Sam Kettering focuses his practice on advising utilities, project sponsors, and investors in the development and financing of energy and infrastructure projects. He also has experience advising on corporate matters, including joint ventures, mergers and acquisitions, and energy regulatory filings and proceedings.
Sam has helped lead projects in various stages of development from initial bid, through financial close and into commercial operation. In addition, Sam has extensive experience on the “front end” of energy, industrial, and commercial projects such as LNG facilities, power plants, food processing facilities and commercial office buildings, including drafting and negotiating power purchase agreements (PPAs), engineering, procurement and construction (EPC) and other construction contracts, long-term supply agreements, tolling agreements, equipment purchases, and operation and maintenance (O&M) agreements.

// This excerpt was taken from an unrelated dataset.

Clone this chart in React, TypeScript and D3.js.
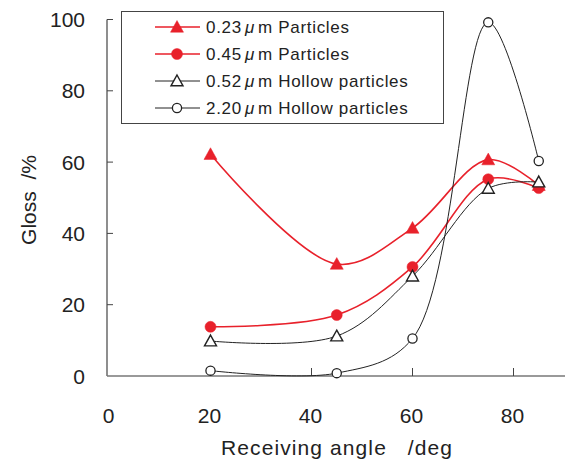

Prior to joining McGuireWoods, Sam was a practicing attorney for a boutique law firm in Alexandria, Virginia where he concentrated on corporate law and taxation.
Representation of a Fortune 500 power company in its acquisition of a 400 MW electric wind project in Missouri.

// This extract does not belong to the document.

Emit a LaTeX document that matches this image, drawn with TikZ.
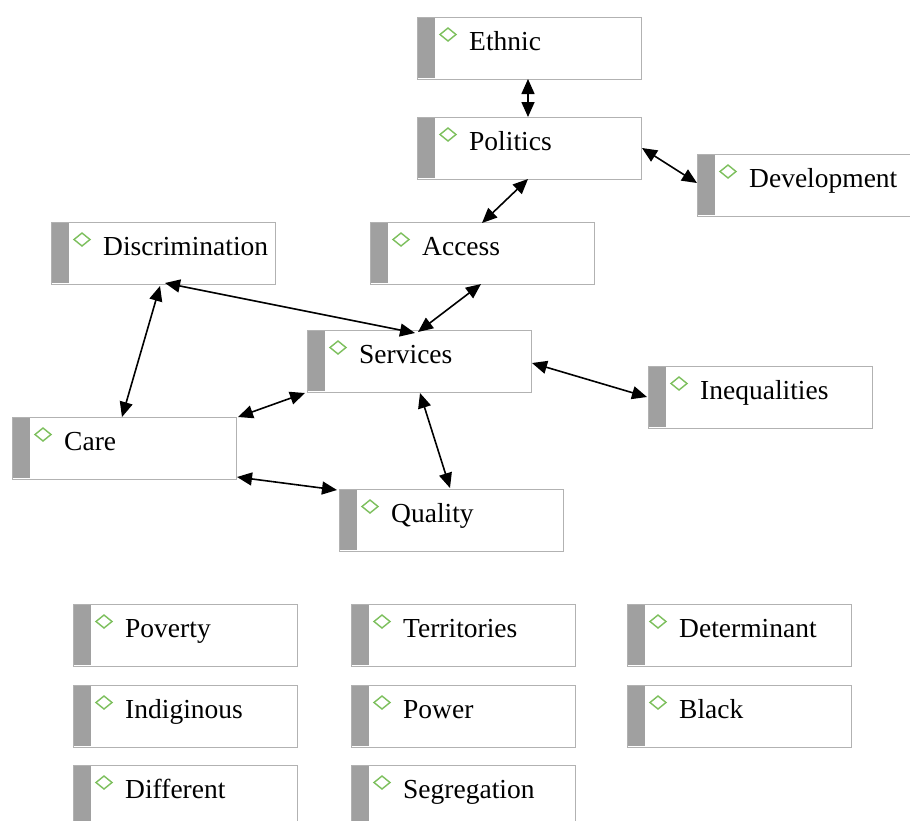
\documentclass[tikz,border=0pt]{standalone}
\usepackage{fontspec}
\setmainfont{Liberation Serif}
\usetikzlibrary{calc,arrows.meta}
\definecolor{boxline}{HTML}{B2B2B2}
\definecolor{bargray}{HTML}{A0A0A0}
\definecolor{diagreen}{HTML}{7CBF5C}
\tikzset{
  cbox/.style={draw=boxline, line width=1.2pt, minimum width=224pt, minimum height=62pt,
    anchor=north west, inner sep=0pt, fill=white},
  ctext/.style={anchor=base west, inner sep=0pt, font=\fontsize{27.5pt}{32pt}\selectfont, text=black},
  biarrow/.style={line width=1.6pt, {Triangle[length=15pt,width=13pt]}-{Triangle[length=15pt,width=13pt]}},
}
\newcommand\conceptbox[4]{%
  \node[cbox] (#1) at (#2,#3) {};
  \fill[bargray] ($(#1.north west)+(0.6,0.6)$) rectangle ($(#1.north west)+(18,61.4)$);
  \draw[diagreen, line width=1.4pt] ($(#1.north west)+(31,11)$) -- ($(#1.north west)+(39,17.5)$)
     -- ($(#1.north west)+(31,24)$) -- ($(#1.north west)+(23,17.5)$) -- cycle;
  \node[ctext] (#1-t) at ($(#1.north west)+(52,33)$) {#4};
}
\begin{document}
\begin{tikzpicture}[x=1pt,y=-1pt]
\clip (0,0) rectangle (910,820);
\fill[white] (0,0) rectangle (910,820);
\conceptbox{eth}{417}{17}{Ethnic}
\conceptbox{pol}{417}{117}{Politics}
\conceptbox{dev}{697}{154}{Development}
\conceptbox{dis}{51}{222}{Discrimination}
\conceptbox{acc}{370}{222}{Access}
\conceptbox{ser}{307}{330}{Services}
\conceptbox{ine}{648}{366}{Inequalities}
\conceptbox{car}{12}{417}{Care}
\conceptbox{qua}{339}{489}{Quality}
\conceptbox{pov}{73}{604}{Poverty}
\conceptbox{ter}{351}{604}{Territories}
\conceptbox{det}{627}{604}{Determinant}
\conceptbox{ind}{73}{685}{Indiginous}
\conceptbox{pow}{351}{685}{Power}
\conceptbox{bla}{627}{685}{Black}
\conceptbox{dif}{73}{765}{Different}
\conceptbox{seg}{351}{765}{Segregation}
% connectors
\draw[biarrow] ($(eth.north west)+(111,62)$) -- ($(pol.north west)+(111,0)$);
\draw[biarrow] ($(pol.north west)+(225,31)$) -- ($(dev.north west)+(0,29)$);
\draw[biarrow] ($(pol.north west)+(111,62)$) -- ($(acc.north west)+(112,1)$);
\draw[biarrow] ($(acc.north west)+(111,62)$) -- ($(ser.north west)+(111,2)$);
\draw[biarrow] ($(dis.north west)+(114,61)$) -- ($(ser.north west)+(108,3)$);
\draw[biarrow] ($(dis.north west)+(109,64)$) -- ($(car.north west)+(110,0)$);
\draw[biarrow] ($(ser.north west)+(-2,63)$) -- ($(car.north west)+(226,0)$);
\draw[biarrow] ($(ser.north west)+(113,63)$) -- ($(qua.north west)+(111,-1)$);
\draw[biarrow] ($(car.north west)+(225,60)$) -- ($(qua.north west)+(-2,1)$);
\draw[biarrow] ($(ser.north west)+(225,33)$) -- ($(ine.north west)+(-1,31)$);
\end{tikzpicture}
\end{document}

Representation of an American power and energy company in the development of an RFP, evaluation of bids, and negotiation of a design-build agreement for a 20-floor, 1 million square foot commercial office tower in downtown Richmond, Virginia as part of a $365 million synthetic lease financing arrangement.
Representation of a Fortune 500 electric utility in the development of an RFP, evaluation of bids and drafting and negotiation of EPC contract for a 1,588-megawatt combined-cycle, natural gas-fired power station in Virginia.

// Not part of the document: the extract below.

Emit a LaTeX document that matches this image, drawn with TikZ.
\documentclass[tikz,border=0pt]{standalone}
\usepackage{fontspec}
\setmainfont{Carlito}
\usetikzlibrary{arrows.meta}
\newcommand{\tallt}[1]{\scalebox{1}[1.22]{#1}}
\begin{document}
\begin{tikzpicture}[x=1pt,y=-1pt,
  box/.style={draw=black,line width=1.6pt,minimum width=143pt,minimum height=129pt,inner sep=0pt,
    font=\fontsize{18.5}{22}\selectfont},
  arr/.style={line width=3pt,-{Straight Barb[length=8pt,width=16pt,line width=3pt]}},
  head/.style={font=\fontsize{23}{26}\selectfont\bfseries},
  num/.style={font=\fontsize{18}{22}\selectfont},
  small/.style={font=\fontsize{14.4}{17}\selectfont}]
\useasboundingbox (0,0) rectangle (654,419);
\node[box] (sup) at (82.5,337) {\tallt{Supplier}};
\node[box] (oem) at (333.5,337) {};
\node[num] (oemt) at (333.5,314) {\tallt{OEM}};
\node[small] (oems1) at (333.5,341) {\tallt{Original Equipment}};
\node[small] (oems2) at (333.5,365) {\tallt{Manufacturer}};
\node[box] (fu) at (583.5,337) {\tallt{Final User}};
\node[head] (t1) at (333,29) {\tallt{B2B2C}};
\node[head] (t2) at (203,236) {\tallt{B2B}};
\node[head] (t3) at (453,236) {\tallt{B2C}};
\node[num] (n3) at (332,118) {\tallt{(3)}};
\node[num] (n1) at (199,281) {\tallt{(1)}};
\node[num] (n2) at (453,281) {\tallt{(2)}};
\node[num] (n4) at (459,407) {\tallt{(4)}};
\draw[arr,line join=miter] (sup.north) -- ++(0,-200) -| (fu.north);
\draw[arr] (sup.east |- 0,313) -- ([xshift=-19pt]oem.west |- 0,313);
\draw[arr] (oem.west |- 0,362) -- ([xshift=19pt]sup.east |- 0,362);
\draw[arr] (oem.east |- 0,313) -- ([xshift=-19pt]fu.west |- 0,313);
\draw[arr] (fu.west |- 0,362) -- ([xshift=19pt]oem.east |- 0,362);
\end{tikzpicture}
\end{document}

Representation in the drafting and negotiation of EPC contract for an offshore wind facility off the coast of Virginia as part of the mid-Atlantic’s first offshore wind initiative.
Representation in the development of RFPs, evaluation of bids, and negotiation for pollution control projects at existing coal generating facilities.
Representation of a large American conglomerate chemical company in the sale of inside-the-fence energy facilities coupled with offtake agreements to buy back energy from the sold facilities; counsel also included energy regulatory proceedings to obtain approval of the sale by state regulators.
Representation of large industrial company for negotiation of EPC contracts for addition of new inside-the-fence combined heat and power facilities in Oklahoma and Louisiana
Represented a developer/energy provider in the acquisition of inside-the-fence energy facility at a chemical plant and associated state regulatory approvals.
Counsel to developers, integrators, lenders, contractors and purchasers of solar generation projects, including commercial and utility scale PVs from 500kW to 200 MW in Virginia, California, North Carolina, Utah, Indiana, Georgia, Connecticut, South Carolina and Oregon.